ROME/PARIS (Reuters) - A decision by Alitalia’s biggest shareholder, Air France-KLM, on whether to participate in an emergency share issue for the near-bankrupt Italian airline is evenly balanced, a source close to the Franco-Dutch carrier said on Tuesday.
Air France-KLM is crucial to Alitalia’s chances of keeping flying, but the source told Reuters that the Italian carrier’s survival plan fell short of its requirements.
“The position of Air France-KLM is 50:50 at this stage,” the source said. “The business plan presented last week was not suitable, the conditions were not fulfilled, particularly in terms of debt restructuring.”
However, the source added that Alitalia was “of strategic interest” to Air France-KLM, which owns 25 percent of the airline that has not made a profit for more than a decade.
Air France-KLM (AIRF.PA) approved the 300 million-euro ($408 million) share issue along with Alitalia’s other investors during a meeting that lasted until the early hours of Tuesday.
But it is not obliged to participate in the cash call, and has always said it would attach strict conditions before giving any help. Analysts suggest Air France-KLM is dragging its feet in order to secure stricter restructuring concessions from the Italian government and other shareholders.
The cash call, part of a wider bailout, is seen as only a stop-gap solution before talks on a possible tie-up between Alitalia and Air France-KLM.
Massimo Sarmi, the head of Italy’s post office, which has agreed to commit 75 million euros to the capital increase, was flying to Paris to discuss matters with Air France, a second source told Reuters.

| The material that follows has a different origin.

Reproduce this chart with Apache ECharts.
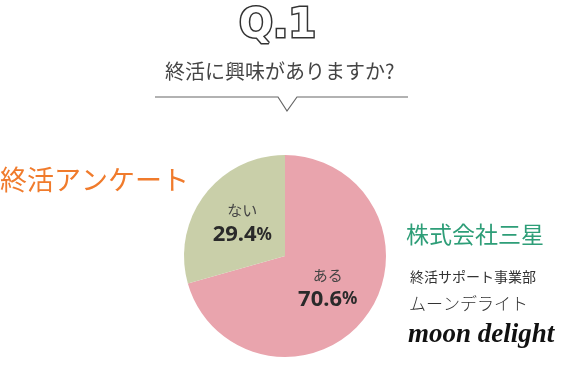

An Air France-KLM spokesman declined to comment.
Alitalia came close to being grounded last weekend after its major creditor Eni (ENI.MI) threatened to cut off fuel supplies.
Rome has patched together an emergency 500 million-euro fund, persuading the state-owned post office to take part and banks Intesa Sanpaolo (ISP.MI) and Unicredit (CRDI.MI) to provide guarantees of up to 100 million euros. A broader consortium of banks would put up 200 million in existing and new loans.
Intesa, which is also an Alitalia shareholder, said in a statement it would subscribe to its quota of the cash call, or 26 million euros, on top of the bank guarantee of up to 50 million euros.
But Alitalia still needs to find about 100 million euros more from its shareholders, who have 30 days to decide whether to sign up. That gives Air France considerable leverage.
The Franco-Dutch carrier was barred from a full takeover of Alitalia in late 2008 by then prime minister Silvio Berlusconi.
Alitalia has lost 700,000 euros a day since then and Italy’s current government and Alitalia shareholders hope to persuade Air France to join the capital increase. So far the parties have failed to agree financial commitments and business strategy.
Alitalia wants to reposition itself in the higher-margin long-haul market after losing out on regional and domestic routes to competition from low-cost carriers and high-speed trains. That plan appears to clash with Air France’s demands for much tougher restructuring and debt-cutting measures.
Analysts have said the logical way to save the Italian carrier would be for Air France-KLM to take over the operating core of the airline and get rid of the entire Alitalia back-office structure, However, that would mean severe cost cuts and job losses, which Rome and unions are likely to oppose.
If Air France-KLM does not participate in the share issue, it could be overtaken by the Italian post office as the top investor and its own stake could drop to below 15 percent. This would effectively cost the company its veto power on any new shareholders coming in.
If Alitalia were to fail, Air France-KLM would lose access to Europe’s fourth-largest travel market. But with Air France in the middle of a tough restructuring itself, that decision will be a close.
“Without Air France-KLM, there is even less of a future for Alitalia,” said Andrea Giuricin, a transport analyst at Milan’s Bicocca university. “If Air France-KLM does not put in the money, I want to see which Italian shareholders fill the gap.”
The support of all of Alitalia’s domestic investors for the capital increase is also uncertain. Its second biggest shareholder, the Riva family, has had its assets seized in a judicial investigation, including its 11 percent stake in Alitalia.
Alitalia is owned by a disparate group of 21 investors including Intesa and highway operator Atlantia (ATL.MI).